begin
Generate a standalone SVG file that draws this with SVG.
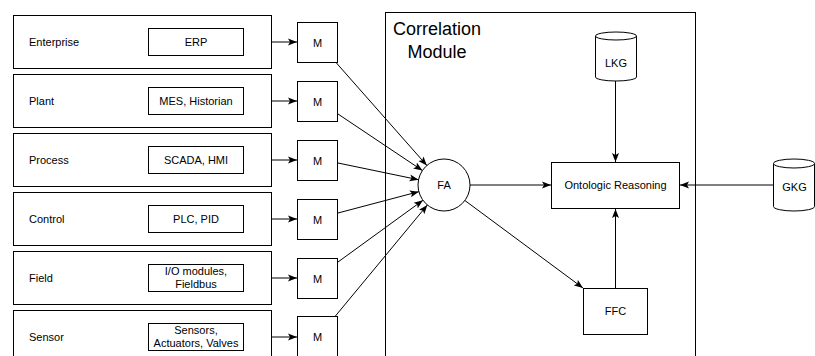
end
begin
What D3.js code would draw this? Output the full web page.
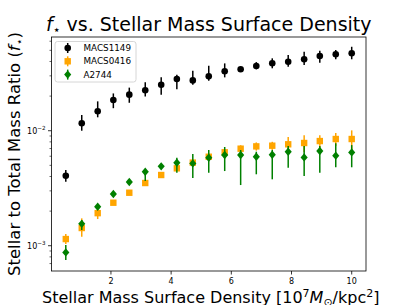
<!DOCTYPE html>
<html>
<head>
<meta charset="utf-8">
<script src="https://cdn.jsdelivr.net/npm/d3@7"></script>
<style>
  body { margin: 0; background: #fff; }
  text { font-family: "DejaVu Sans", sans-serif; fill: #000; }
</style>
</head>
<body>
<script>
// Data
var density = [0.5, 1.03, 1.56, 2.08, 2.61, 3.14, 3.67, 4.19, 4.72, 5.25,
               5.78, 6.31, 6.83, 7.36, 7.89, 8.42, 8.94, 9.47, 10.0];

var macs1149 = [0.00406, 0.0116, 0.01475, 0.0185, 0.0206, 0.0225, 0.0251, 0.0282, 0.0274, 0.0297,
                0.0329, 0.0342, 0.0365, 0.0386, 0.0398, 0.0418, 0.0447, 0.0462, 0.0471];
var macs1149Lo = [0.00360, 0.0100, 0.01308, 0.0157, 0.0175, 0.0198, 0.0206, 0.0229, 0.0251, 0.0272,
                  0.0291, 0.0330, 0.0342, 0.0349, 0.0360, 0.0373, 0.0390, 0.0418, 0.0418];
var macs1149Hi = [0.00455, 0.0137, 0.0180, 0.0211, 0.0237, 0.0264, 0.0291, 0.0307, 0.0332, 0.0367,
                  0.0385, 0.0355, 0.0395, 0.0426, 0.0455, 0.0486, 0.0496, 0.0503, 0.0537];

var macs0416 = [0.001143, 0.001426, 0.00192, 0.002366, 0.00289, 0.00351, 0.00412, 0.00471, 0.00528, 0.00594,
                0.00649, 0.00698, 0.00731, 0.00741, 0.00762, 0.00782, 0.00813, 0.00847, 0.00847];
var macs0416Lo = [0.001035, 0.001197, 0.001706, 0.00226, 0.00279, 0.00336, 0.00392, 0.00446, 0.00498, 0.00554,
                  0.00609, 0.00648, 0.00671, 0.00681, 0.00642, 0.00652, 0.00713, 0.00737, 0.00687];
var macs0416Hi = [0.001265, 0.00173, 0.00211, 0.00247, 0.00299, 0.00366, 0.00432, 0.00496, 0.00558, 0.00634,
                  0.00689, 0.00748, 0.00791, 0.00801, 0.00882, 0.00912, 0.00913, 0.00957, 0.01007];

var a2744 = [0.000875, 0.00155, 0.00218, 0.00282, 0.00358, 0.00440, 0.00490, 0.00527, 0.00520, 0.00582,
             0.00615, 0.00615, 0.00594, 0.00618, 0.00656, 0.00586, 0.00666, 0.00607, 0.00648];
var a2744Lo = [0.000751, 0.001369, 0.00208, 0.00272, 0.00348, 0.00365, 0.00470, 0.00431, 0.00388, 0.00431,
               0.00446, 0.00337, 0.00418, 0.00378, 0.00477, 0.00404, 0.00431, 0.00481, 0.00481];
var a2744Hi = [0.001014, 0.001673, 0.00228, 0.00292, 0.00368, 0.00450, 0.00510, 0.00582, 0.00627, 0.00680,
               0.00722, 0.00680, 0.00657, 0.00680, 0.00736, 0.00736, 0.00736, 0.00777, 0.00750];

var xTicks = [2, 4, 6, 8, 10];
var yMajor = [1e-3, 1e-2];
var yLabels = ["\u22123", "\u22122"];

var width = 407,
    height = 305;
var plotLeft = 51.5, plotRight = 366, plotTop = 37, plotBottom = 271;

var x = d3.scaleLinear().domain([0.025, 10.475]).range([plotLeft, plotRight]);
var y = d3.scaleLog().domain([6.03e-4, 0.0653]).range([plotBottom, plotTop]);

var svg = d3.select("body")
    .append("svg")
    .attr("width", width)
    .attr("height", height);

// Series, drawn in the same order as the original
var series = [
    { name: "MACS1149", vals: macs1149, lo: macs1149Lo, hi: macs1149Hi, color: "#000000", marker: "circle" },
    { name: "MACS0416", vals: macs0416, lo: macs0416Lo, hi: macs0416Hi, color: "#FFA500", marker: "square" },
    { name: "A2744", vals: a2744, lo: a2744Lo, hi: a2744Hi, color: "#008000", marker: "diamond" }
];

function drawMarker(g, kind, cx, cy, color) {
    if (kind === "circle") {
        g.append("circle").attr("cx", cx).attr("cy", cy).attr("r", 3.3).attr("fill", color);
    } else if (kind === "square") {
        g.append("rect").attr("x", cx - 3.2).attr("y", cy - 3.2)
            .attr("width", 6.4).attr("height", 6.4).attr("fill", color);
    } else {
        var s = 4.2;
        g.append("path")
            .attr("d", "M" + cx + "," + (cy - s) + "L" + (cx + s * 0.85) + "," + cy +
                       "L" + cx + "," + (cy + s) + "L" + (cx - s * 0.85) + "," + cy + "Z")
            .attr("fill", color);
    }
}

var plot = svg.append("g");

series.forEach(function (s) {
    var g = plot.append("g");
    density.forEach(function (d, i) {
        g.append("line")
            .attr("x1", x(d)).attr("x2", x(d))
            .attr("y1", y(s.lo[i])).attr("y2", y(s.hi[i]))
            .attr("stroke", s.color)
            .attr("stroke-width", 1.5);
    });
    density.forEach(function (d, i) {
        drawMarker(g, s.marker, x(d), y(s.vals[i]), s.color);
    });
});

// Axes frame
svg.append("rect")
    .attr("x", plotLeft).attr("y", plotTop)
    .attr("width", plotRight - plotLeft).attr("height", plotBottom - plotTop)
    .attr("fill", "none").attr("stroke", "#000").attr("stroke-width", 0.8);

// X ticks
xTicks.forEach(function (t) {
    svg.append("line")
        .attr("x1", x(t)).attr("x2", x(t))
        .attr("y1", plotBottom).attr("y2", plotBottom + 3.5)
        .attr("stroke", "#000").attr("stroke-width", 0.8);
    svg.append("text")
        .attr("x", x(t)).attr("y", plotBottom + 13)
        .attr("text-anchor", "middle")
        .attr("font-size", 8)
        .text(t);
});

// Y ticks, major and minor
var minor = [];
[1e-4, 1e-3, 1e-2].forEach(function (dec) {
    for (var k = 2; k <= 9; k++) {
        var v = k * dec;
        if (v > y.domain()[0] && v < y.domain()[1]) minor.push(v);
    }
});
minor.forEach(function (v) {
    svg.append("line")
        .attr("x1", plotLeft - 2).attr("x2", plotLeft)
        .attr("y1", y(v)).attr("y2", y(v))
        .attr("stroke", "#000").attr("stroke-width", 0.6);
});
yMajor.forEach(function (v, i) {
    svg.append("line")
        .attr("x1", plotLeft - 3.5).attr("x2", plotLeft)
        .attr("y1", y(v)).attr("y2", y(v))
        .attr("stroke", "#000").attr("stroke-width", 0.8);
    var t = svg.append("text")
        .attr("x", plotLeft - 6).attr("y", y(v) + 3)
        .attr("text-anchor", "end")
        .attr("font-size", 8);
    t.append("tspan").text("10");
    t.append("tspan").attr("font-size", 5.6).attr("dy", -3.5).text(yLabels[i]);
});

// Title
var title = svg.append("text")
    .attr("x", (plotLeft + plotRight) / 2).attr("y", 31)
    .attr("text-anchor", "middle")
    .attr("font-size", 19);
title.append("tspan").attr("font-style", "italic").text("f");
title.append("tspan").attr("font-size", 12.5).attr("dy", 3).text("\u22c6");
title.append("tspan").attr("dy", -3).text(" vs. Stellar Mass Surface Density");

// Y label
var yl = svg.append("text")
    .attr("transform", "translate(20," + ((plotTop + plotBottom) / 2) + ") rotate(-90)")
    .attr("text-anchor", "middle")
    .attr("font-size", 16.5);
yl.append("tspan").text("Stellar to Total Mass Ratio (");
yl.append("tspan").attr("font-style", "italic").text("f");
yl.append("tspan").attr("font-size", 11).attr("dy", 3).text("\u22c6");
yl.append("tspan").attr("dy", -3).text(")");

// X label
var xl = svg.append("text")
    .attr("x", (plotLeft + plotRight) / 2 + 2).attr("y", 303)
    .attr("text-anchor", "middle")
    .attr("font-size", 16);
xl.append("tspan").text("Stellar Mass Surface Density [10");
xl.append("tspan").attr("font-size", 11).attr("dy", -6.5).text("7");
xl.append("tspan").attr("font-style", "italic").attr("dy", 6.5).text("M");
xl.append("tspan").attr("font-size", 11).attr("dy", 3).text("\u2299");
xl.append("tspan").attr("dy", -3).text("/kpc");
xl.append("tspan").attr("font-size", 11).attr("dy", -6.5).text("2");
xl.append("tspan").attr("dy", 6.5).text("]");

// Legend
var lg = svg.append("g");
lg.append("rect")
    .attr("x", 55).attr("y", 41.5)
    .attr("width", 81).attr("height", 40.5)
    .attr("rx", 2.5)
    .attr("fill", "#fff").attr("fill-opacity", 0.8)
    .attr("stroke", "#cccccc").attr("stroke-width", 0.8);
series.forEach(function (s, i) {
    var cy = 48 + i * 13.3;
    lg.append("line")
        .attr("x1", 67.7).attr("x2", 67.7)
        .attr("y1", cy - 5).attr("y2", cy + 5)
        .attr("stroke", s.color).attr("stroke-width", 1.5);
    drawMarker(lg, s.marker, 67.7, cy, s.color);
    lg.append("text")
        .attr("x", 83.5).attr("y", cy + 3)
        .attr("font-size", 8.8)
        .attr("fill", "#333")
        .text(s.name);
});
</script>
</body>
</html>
end
begin
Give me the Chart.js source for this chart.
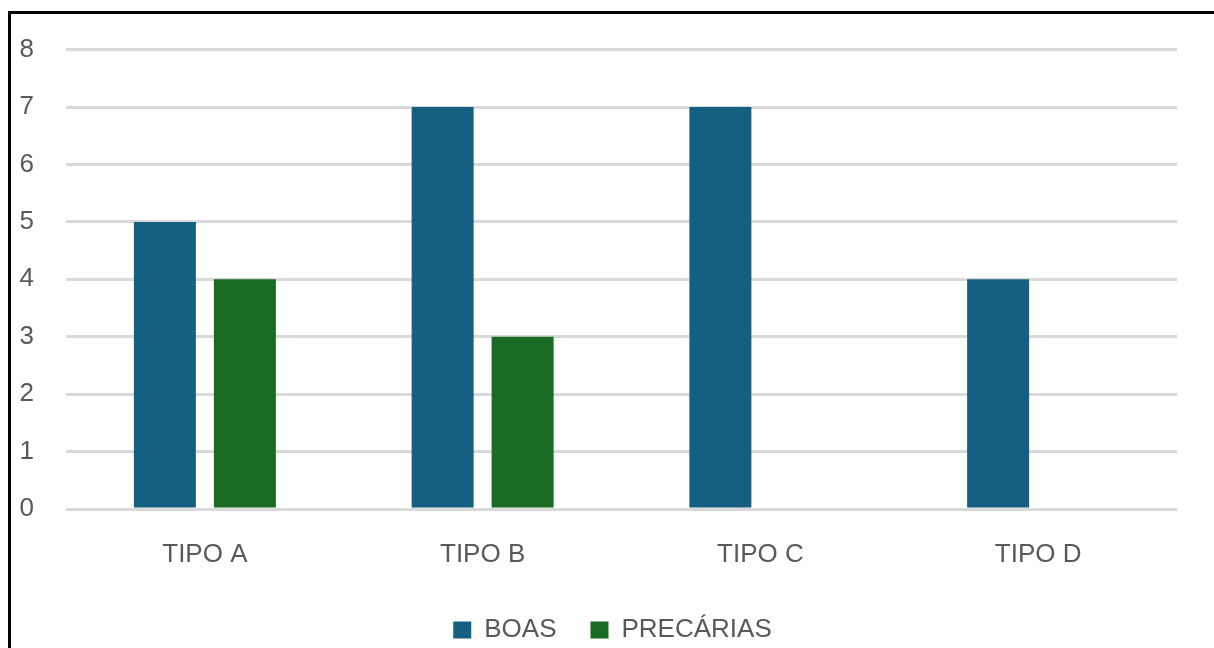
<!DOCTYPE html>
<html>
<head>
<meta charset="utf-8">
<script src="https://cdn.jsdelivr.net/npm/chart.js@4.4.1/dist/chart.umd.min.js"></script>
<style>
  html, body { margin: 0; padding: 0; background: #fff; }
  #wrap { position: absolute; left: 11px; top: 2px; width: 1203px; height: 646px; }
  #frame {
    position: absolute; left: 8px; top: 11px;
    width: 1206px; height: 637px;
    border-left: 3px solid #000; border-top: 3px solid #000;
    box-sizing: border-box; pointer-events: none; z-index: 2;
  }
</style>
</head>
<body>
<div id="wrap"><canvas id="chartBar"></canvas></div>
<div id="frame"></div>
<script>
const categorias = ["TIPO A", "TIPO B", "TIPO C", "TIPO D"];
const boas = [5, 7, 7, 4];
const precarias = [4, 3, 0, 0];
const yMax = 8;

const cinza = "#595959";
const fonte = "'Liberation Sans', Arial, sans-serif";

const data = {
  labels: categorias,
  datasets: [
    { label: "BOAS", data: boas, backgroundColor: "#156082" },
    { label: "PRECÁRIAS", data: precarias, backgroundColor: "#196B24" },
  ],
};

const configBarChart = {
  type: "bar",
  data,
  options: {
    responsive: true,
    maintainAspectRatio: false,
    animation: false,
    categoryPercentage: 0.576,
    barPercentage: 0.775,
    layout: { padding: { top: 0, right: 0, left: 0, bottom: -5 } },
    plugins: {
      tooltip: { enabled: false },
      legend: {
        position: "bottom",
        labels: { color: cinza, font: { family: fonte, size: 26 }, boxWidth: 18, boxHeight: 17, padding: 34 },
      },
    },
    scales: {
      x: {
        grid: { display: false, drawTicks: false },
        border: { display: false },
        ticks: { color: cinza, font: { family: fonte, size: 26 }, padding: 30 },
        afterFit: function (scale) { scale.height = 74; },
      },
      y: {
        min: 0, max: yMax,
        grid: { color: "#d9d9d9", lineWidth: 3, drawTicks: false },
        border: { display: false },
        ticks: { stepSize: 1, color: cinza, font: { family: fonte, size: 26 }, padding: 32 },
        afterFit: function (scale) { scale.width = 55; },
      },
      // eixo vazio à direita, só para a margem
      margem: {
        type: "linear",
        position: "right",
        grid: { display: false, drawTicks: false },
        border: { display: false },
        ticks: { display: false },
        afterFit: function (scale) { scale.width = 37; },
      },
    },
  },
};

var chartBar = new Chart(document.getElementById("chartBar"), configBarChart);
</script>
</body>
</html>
end
*Exercise aim*
Tally up the lines in the records that contain the word "this" and give only the total.

*Exercise result*
3